Hubble blickt zur Venus über den Mond
von Stefan Deiters astronews.com
24. Mai 2012
In der Nacht vom 5. auf den 6. Juni wird die Venus vor der
Sonnenscheibe vorüberziehen. Überall dürfte man dann versuchen, diesen seltenen
Venustransit zu verfolgen. Auch Hubble wird sich an den Beobachtungen
beteiligen. Dazu blickt das Teleskop allerdings nicht zur Sonne, sondern zum
Mond, um in dieser Zeit ein Verfahren zur Analyse von Atmosphären
extrasolarer Planeten zu testen.
Hubbles Blick auf dem Mond zur Vorbereitung
der Beobachtung des Venustransits.
Bild: NASA, ESA und D. Ehrenreich
(Institut de Planétologie et d’Astrophysique de
Grenoble (IPAG)/CNRS/Université Joseph Fourier) [Großansicht] |
Venustransits sind äußerst seltene Ereignisse: Das letzte Mal zog unser
Nachbarplanet im Jahr 2004 von der Erde aus gesehen vor der hellen Scheibe der
Sonne vorüber und war dort als winziger dunkler Punkt auszumachen (astronews.com
berichtete). Der diesjährige Venustransit, der in Mitteleuropa in die Nacht vom
5. auf den 6. Juni fällt und bei uns nur in den frühen Morgenstunden zu
beobachten sein wird, ist der letzte Venustransit in diesem Jahrhundert - der
folgende Transit findet erst im Jahr 2117 statt.

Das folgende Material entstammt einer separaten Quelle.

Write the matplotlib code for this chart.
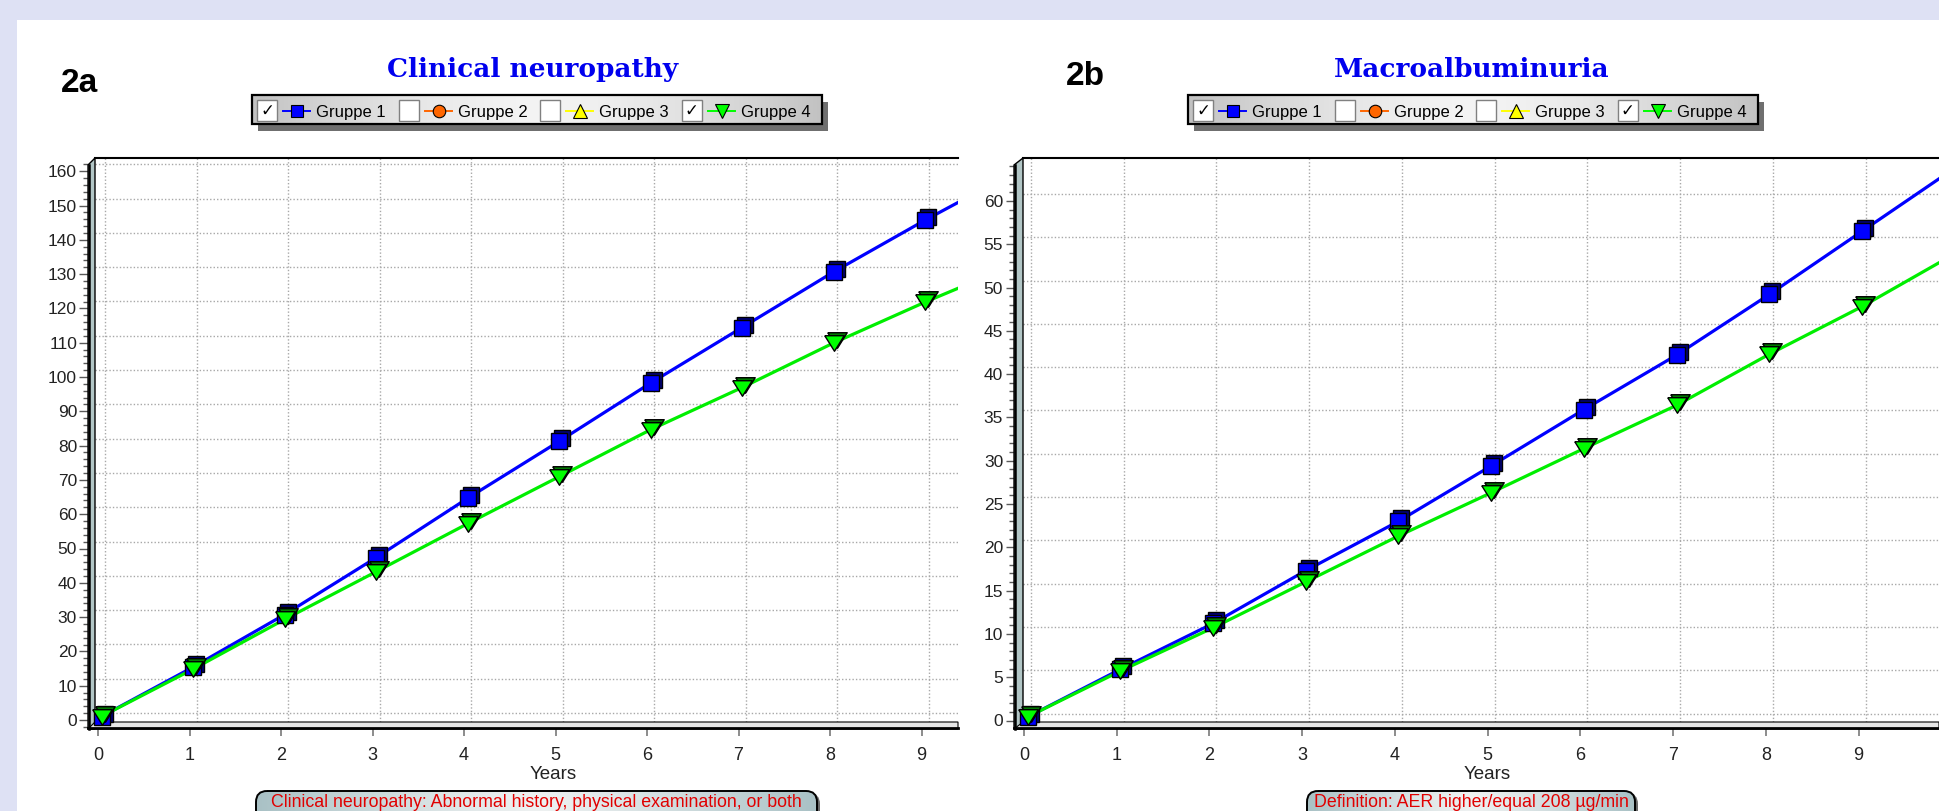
import numpy as np
import matplotlib
matplotlib.use("Agg")
import matplotlib.pyplot as plt
from matplotlib.colors import to_rgb
from matplotlib.patches import Rectangle, Polygon, FancyBboxPatch
from matplotlib.ticker import MultipleLocator
from matplotlib.transforms import offset_copy

plt.rcParams['font.family'] = ['Liberation Sans', 'DejaVu Sans']

W, H = 1939, 811

years = [0, 1, 2, 3, 4, 5, 6, 7, 8, 9, 10]

# 2a clinical neuropathy
neuro_g1 = [0, 14.4, 29.7, 46.3, 63.6, 80.2, 97.2, 113.4, 129.6, 144.7, 159.0]
neuro_g4 = [0, 13.8, 28.3, 42.2, 56.2, 69.9, 83.6, 95.9, 108.9, 120.8, 132.0]
# 2b macroalbuminuria
macro_g1 = [0, 5.5, 10.8, 16.9, 22.6, 29.0, 35.5, 41.8, 48.8, 56.1, 63.4]
macro_g4 = [0, 5.3, 10.3, 15.6, 20.9, 25.9, 31.0, 36.0, 41.9, 47.4, 53.5]

groups = ["Gruppe 1", "Gruppe 2", "Gruppe 3", "Gruppe 4"]
group_checked = [True, False, False, True]
group_colors = ["#0000ff", "#ff6600", "#ffff00", "#00ff00"]
group_markers = ["s", "o", "^", "v"]

titles = ["Clinical neuropathy", "Macroalbuminuria"]
panel_tags = ["2a", "2b"]
notes = ["Clinical neuropathy: Abnormal history, physical examination, or both",
         "Definition: AER higher/equal 208 \u00b5g/min"]

fig = plt.figure(figsize=(W / 100, H / 100), dpi=100)
fig.patch.set_facecolor('white')

# background axes in pixel coords (origin top-left)
bg = fig.add_axes([0, 0, 1, 1], zorder=0)
bg.set_xlim(0, W)
bg.set_ylim(H, 0)
bg.axis('off')
bg.set_autoscale_on(False)

lav = '#dee1f4'
bg.add_patch(Rectangle((0, 0), W, 20, color=lav, lw=0))
bg.add_patch(Rectangle((0, 0), 17, H, color=lav, lw=0))


def hgrad(x0, y0, w, h, edge, mid, zorder, clip=None, power=1.5):
    t = np.linspace(0, 1, 256)
    k = (np.abs(2 * t - 1) ** power)[None, :, None]
    e = np.array(to_rgb(edge))
    m = np.array(to_rgb(mid))
    img = m + (e - m) * k
    im = bg.imshow(img, extent=[x0, x0 + w, y0 + h, y0], aspect='auto',
                   zorder=zorder, interpolation='bilinear')
    if clip is not None:
        im.set_clip_path(clip)
    return im


def draw_legend(x0, y0):
    w, h = 570, 29
    bg.add_patch(Rectangle((x0 + 6, y0 + 7), w, h, facecolor='#6f6f6f', lw=0, zorder=1))
    hgrad(x0, y0, w, h, '#c2c2c2', '#f4f4f4', 2)
    bg.add_patch(Rectangle((x0, y0), w, h, fill=False, edgecolor='black', lw=1.6, zorder=3))
    yc = y0 + 15.5
    for i, name in enumerate(groups):
        cx = x0 + 5.5 + i * 141.5
        bg.add_patch(Rectangle((cx, y0 + 5), 20, 21, facecolor='white',
                               edgecolor='#808080', lw=1, zorder=3))
        if group_checked[i]:
            bg.text(cx + 10, yc, '\u2713', family='DejaVu Sans', fontsize=12,
                    fontweight='bold', ha='center', va='center', zorder=4)
        bg.plot([cx + 26, cx + 53], [yc, yc], color=group_colors[i], lw=1.4, zorder=3)
        ms = 9.5 if group_markers[i] in ('^', 'v') else 9
        bg.plot([cx + 40], [yc], marker=group_markers[i], ms=ms, mfc=group_colors[i],
                mec='black', mew=0.8, zorder=4)
        bg.text(cx + 59, y0 + 21.7, name, fontsize=12, va='baseline', zorder=4)


def draw_note(x0, x1, text):
    y0 = 791
    bg.add_patch(FancyBboxPatch((x0 + 3, y0 + 2), x1 - x0, 40,
                                boxstyle='round,pad=0,rounding_size=11',
                                facecolor='#6a6a6a', lw=0, zorder=1))
    box = FancyBboxPatch((x0, y0), x1 - x0, 40, boxstyle='round,pad=0,rounding_size=11',
                         facecolor='none', edgecolor='black', lw=1.4, zorder=3)
    bg.add_patch(box)
    hgrad(x0, y0, x1 - x0, 40, '#a9c1c5', '#eef1f1', 2, clip=box, power=1.2)
    bg.text((x0 + x1) / 2, 807, text, color='#e00000', fontsize=12.8,
            ha='center', va='baseline', zorder=4)


tri_down = [(-1, 0.8), (1, 0.8), (0, -0.8), (-1, 0.8)]


def draw_chart(l, r, x0px, ppy, y0px, ppu, ystep, yminor, wall_w, g1, g4, ytick_len, ypad):
    t, b = 158, 729
    ax = fig.add_axes([l / W, 1 - b / H, (r - l) / W, (b - t) / H], zorder=2)
    xmax = (r - x0px) / ppy
    ax.set_xlim((l - x0px) / ppy, xmax)
    ax.set_ylim((y0px - b) / ppu, (y0px - t) / ppu)
    ax.xaxis.set_major_locator(MultipleLocator(1))
    ax.yaxis.set_major_locator(MultipleLocator(ystep))
    ax.yaxis.set_minor_locator(MultipleLocator(yminor))
    for s in ['top', 'right', 'bottom']:
        ax.spines[s].set_visible(False)
    ax.spines['left'].set_position(('outward', wall_w * 0.72))
    ax.spines['left'].set_color('none')
    ax.tick_params(axis='y', which='major', length=ytick_len, width=1, color='#5a5a5a',
                   pad=ypad, labelsize=12.5, labelcolor='#222222')
    ax.tick_params(axis='y', which='minor', length=3.6, width=1, color='#5a5a5a')
    ax.tick_params(axis='x', length=5, width=1.4, color='#8c8c8c', pad=8,
                   labelsize=13, labelcolor='#222222')

    # back wall grid, shifted by the 3D depth
    hg = offset_copy(ax.get_yaxis_transform(), fig=fig, x=0, y=7, units='dots')
    vg = offset_copy(ax.get_xaxis_transform(), fig=fig, x=7, y=0, units='dots')
    for yv in ax.get_yticks():
        if ax.get_ylim()[0] <= yv <= ax.get_ylim()[1]:
            ax.plot([0, 1], [yv, yv], transform=hg, color='#a8a8a8', lw=1,
                    ls=(0, (1, 1.5)), zorder=1)
    for xv in ax.get_xticks():
        if ax.get_xlim()[0] <= xv <= xmax:
            ax.plot([xv, xv], [0, 1], transform=vg, color='#a8a8a8', lw=1,
                    ls=(0, (1, 1.5)), zorder=1)

    # 3D wall, floor and top frame (pixel coords)
    pt = bg.transData
    ax.add_patch(Polygon([(l - wall_w, b), (l - wall_w, t + 7), (l, t), (l, b)], closed=True,
                         facecolor='#b2c6c6', edgecolor='black', lw=1, transform=pt,
                         clip_on=False, zorder=2.5))
    ax.plot([l - wall_w + 1, l - wall_w + 1], [t + 7, b], color='black', lw=1.8,
            transform=pt, clip_on=False, zorder=2.6)
    ax.add_patch(Polygon([(l - wall_w, b), (l, b - 7), (r, b - 7), (r, b)], closed=True,
                         facecolor='#e6e6e6', edgecolor='black', lw=0.8, transform=pt,
                         clip_on=False, zorder=2.5))
    ax.plot([l - wall_w, r], [b - 1, b - 1], color='black', lw=2, transform=pt,
            clip_on=False, zorder=2.6)
    ax.plot([l, r], [t, t], color='black', lw=1.5, transform=pt, clip_on=False, zorder=2.6)

    # series
    st = offset_copy(ax.transData, fig=fig, x=3.5, y=3.5, units='dots')
    sb = offset_copy(ax.transData, fig=fig, x=6.5, y=6.5, units='dots')
    vis = [i for i, x in enumerate(years) if x <= xmax]
    xs = [years[i] for i in vis]
    ax.plot(years, g1, color='#0000ff', lw=2.3, transform=st, zorder=3)
    ax.plot(years, g4, color='#00ee00', lw=2.3, transform=st, zorder=3.1)
    ax.plot(xs, [g1[i] for i in vis], ls='none', marker='s', ms=11, mfc='#00007a',
            mec='black', mew=1, transform=sb, zorder=4, clip_on=False)
    ax.plot(xs, [g1[i] for i in vis], ls='none', marker='s', ms=11, mfc='#0000ff',
            mec='black', mew=1, transform=st, zorder=4.1, clip_on=False)
    ax.plot(xs, [g4[i] for i in vis], ls='none', marker=tri_down, ms=14, mfc='#007a00',
            mec='black', mew=1, transform=sb, zorder=4.2, clip_on=False)
    ax.plot(xs, [g4[i] for i in vis], ls='none', marker=tri_down, ms=14, mfc='#00ff00',
            mec='black', mew=1, transform=st, zorder=4.3, clip_on=False)
    return ax


draw_chart(95, 958, 98, 91.5, 720, 3.43, 10, 2, 7, neuro_g1, neuro_g4, 6.5, 1.4)
draw_chart(1023, 1939, 1024, 92.74, 720.5, 8.66, 5, 1, 9, macro_g1, macro_g4, 5.8, 2)

# titles, tags, legends, notes
bg.text(61, 91.7, panel_tags[0], fontsize=24, fontweight='bold', va='baseline')
bg.text(1066, 85, panel_tags[1], fontsize=24, fontweight='bold', va='baseline')
bg.text(533, 77.3, titles[0], family='DejaVu Serif', fontweight='bold', fontsize=19,
        color='#0000ee', ha='center', va='baseline')
bg.text(1471.5, 77.3, titles[1], family='DejaVu Serif', fontweight='bold', fontsize=19,
        color='#0000ee', ha='center', va='baseline')
draw_legend(251.7, 95)
draw_legend(1187.7, 95)
bg.text(553, 779, "Years", fontsize=13.5, ha='center', va='baseline', color='#222222')
bg.text(1487, 779, "Years", fontsize=13.5, ha='center', va='baseline', color='#222222')
draw_note(256, 817, notes[0])
draw_note(1307, 1635, notes[1])

fig.savefig("out.png", dpi=100)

Das Himmelsschauspiel in knapp zwei Wochen wird aber nicht nur auf der Erde
von zahlreichen Menschen verfolgt werden, sondern auch aus dem All. Selbst das
Weltraumteleskop Hubble, das sonst eher für Aufnahmen entferntester
Galaxien bekannt ist, wird den Venustransit verfolgen - allerdings nur indirekt.

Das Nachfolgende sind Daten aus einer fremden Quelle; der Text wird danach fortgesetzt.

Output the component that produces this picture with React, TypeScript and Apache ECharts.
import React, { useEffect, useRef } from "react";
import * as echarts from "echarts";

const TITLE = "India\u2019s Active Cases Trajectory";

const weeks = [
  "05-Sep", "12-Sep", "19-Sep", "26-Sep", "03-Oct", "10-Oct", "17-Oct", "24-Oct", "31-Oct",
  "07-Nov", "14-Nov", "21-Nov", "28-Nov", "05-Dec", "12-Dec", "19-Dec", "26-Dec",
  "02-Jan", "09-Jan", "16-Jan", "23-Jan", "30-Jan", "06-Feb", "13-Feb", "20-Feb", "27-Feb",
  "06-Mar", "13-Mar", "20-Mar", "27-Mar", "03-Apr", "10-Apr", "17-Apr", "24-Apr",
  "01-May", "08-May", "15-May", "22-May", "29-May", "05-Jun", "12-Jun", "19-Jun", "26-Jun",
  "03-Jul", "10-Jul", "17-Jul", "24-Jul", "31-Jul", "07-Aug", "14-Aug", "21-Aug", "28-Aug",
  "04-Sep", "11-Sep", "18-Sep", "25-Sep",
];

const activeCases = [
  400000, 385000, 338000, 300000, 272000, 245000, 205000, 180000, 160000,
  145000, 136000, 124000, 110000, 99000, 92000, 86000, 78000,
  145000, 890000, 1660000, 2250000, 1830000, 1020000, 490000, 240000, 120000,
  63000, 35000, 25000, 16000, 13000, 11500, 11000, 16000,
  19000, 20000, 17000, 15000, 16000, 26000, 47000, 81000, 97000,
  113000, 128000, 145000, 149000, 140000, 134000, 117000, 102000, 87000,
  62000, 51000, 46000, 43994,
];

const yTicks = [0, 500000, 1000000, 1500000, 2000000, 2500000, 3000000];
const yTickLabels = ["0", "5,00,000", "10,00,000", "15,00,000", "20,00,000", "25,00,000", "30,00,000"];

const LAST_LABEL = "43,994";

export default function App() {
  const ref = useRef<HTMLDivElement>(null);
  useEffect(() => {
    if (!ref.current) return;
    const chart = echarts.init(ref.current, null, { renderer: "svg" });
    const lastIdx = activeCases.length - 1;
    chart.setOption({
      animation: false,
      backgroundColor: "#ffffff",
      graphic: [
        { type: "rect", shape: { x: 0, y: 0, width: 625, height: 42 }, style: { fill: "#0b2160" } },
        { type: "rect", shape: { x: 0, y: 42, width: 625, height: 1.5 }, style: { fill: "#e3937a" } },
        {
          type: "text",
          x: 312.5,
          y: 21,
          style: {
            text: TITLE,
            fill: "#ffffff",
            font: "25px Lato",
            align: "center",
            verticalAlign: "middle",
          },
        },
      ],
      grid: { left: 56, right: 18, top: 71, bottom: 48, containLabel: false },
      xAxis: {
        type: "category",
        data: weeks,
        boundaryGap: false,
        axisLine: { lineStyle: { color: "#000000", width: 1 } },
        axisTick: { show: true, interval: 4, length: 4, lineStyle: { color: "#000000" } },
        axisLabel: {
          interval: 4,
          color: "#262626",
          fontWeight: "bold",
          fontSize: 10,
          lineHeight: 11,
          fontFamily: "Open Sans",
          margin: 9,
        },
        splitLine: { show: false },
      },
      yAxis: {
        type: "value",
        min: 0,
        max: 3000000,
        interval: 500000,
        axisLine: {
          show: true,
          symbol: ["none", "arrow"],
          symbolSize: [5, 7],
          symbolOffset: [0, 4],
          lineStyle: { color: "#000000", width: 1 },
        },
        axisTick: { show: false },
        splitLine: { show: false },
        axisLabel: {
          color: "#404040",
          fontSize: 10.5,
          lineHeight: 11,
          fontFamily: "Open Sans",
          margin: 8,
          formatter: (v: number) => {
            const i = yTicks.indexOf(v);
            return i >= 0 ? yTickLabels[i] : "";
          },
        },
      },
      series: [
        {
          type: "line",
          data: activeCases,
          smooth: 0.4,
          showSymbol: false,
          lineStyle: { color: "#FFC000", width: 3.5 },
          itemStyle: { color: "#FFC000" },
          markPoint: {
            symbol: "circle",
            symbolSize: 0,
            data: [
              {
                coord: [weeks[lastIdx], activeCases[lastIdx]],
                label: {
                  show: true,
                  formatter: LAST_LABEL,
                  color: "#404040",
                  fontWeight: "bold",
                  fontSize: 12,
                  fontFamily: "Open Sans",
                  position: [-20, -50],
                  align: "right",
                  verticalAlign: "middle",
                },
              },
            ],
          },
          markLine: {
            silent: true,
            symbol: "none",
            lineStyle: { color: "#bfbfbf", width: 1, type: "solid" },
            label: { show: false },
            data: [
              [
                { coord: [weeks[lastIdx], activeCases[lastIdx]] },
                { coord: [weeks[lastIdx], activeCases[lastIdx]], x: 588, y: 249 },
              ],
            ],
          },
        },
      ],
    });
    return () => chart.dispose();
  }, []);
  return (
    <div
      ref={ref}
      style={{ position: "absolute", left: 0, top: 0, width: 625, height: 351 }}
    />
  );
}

Ein Blick auf die Sonnenscheibe würde das empfindliche Teleskop sofort
zerstören. Deswegen wird Hubble in der betreffenden Zeit den Mond
anvisieren, um so das von der Sonne reflektierte Licht aufzufangen.

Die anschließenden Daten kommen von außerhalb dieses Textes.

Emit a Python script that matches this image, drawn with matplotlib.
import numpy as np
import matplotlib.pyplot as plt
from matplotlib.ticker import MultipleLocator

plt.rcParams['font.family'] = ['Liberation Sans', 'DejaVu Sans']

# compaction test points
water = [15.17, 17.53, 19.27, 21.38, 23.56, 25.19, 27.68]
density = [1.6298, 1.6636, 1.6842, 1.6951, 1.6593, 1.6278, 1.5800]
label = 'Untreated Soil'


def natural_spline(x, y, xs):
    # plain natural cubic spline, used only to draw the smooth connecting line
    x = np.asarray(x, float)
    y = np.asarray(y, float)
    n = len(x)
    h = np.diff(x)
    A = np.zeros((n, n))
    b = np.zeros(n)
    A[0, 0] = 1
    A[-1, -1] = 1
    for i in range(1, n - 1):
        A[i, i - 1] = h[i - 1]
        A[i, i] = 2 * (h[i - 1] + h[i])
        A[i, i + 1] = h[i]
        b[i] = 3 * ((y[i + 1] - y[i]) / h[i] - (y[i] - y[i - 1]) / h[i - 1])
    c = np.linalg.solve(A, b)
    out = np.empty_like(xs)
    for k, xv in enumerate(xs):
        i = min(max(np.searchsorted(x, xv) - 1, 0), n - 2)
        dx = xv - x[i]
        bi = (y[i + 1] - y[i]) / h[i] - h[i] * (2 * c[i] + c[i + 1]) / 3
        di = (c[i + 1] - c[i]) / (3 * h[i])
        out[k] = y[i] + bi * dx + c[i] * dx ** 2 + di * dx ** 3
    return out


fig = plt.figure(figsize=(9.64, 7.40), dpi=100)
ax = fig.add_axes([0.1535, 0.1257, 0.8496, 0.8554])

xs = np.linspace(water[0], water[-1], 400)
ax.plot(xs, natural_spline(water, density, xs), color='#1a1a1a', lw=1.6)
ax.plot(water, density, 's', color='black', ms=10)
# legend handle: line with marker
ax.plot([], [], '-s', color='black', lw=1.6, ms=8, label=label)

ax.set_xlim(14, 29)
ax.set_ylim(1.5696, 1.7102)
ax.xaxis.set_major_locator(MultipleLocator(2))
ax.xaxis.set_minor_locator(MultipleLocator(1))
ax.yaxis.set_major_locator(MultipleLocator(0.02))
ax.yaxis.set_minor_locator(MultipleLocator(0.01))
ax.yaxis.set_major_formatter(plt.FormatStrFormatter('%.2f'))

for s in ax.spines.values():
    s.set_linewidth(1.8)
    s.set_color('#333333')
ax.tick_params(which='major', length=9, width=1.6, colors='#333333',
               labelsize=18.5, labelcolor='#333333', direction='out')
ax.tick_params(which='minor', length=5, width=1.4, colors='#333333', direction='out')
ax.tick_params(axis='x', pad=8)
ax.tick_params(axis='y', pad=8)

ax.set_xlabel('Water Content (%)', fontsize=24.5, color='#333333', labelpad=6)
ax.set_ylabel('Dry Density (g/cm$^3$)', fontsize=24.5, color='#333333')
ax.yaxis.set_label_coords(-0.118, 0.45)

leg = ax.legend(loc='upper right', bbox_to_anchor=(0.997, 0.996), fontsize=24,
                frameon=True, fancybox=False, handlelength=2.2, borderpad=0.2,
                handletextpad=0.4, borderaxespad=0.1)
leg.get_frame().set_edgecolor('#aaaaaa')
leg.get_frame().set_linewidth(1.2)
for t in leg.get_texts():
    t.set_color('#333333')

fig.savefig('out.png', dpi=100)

Das Ziel der Astronomen dabei ist es, den kleinen Teil des Sonnenlichts zu
isolieren, der während des Transits auf dem Weg zum Mond die Atmosphäre der
Venus durchlaufen hat. Aus diesem Licht sollten sich dann Informationen über
deren Zusammensetzung ableiten lassen.
Natürlich weiß man, nicht zuletzt dank mehrerer Raumsonden, heute ganz genau,
wie die Atmosphäre der Venus zusammengesetzt ist und dass es sich bei unserem
Nachbarplaneten um eine lebensfeindliche Welt handelt. Doch die von Hubble
bei der Venus angewandte Technik gleicht einem Verfahren, das man auch für
sogenannte Transitplaneten nutzen kann, also für extrasolare Planeten, die - von
der Erde aus betrachtet - genau vor ihrem Zentralstern vorüberlaufen und diesen
dadurch ein wenig verdunkeln.
Mit den Beobachtungen während des Venustransits wollen die Astronomen
herausfinden, ob es mit dieser Technik möglich sein könnte, Indizien dafür zu
finden, dass es sich bei einem entfernten Transitplaneten um eine erdähnliche
Welt handelt, die eventuell sogar lebensfreundlich ist. Venus eignet sich dafür
besonders gut, weil der Planet in etwa die gleiche Masse und Größe wie die Erde
hat.
Während des Venustransits wird Hubble gleich mehrere seiner
Instrumente für die Beobachtungen nutzen. Insgesamt soll der Mond über sieben
Stunden anvisiert werden - vor, während und nach dem Venustransit, damit die
Astronomen die verschiedenen Daten vergleichen können. Diese lange
Beobachtungszeit ist nötig, weil die Signatur der Venusatmosphäre nur sehr
schwach sein dürfte. Nur etwa 1/100.000-tel des Sonnenlichts wird die
Venusatmosphäre durchlaufen und dann vom Mond reflektiert werden.
Da es für diese Art der Beobachtung nur eine einzige Chance gibt, hat sich
das Hubble-Team in den vergangenen Monaten gründlich darauf
vorbereitet. Unter anderem wurden schon am 11. Januar 2012 Testbeobachtungen des
Mondes gemacht, bei denen auch das oben gezeigte Bild entstand. Zu sehen ist
darauf ein Teil der Mondoberfläche rund um den rund 80 Kilometer durchmessenden
Krater Tycho. Die Auflösung der Aufnahme, die mit der Advanced Camera for
Surveys entstand, ist so gut, dass sich noch Objekte mit einem Durchmesser
von etwa 170 Metern erkennen lassen.